The second draft mandate aims to strengthen logistical support, which Germany has been providing since the beginning of the French-African led mission in January. In addition to its planes already transporting troops from neighboring countries to Mali, it is to send three Transall aircrafts. The German Cabinet also pledged to send an Airbus for aerial refueling of French fighter jets.
Before the end of the week, the Bundestag plans to deliberate over the Cabinet's two proposals
EU training mission in Mali is a go
Tuesday's decision by Germany's Cabinet followed closely after the EU foreign ministers had agreed to begin deploying a military training mission to the West African nation, a plan which had been in development since the beginning of the UN-mandated mission in January.
The European Union Training Mission in Mali (EUTM), which currently has a mandate of 15 months and an upward limit of 500 soldiers, expects to commence its reform of the Malian army within the coming months.
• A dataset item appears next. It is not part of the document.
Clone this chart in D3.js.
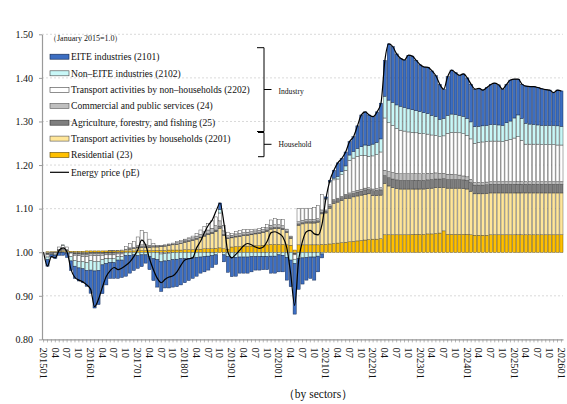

By mid-March, the number of EU soldiers in Bamako is expected to reach nearly 150, double the amount of troops currently stationed in the Malian capital. An estimated 200 European military advisors are to begin training four Malian battalions of 640 men each by the start of the following month.
In January, France launched a military intervention in Mali at the request of its interim government in order to prevent Islamists from advancing toward the capital, Bamako. Since then, Paris and its West African allies have pushed the Islamists out of the country's most populous northern cities.
The EU training mission will reportedly focus on human rights and the rule of law in addition to military skills. Malian troops have been accused of human rights abuses as they have sought to retake the north from Islamist rebels.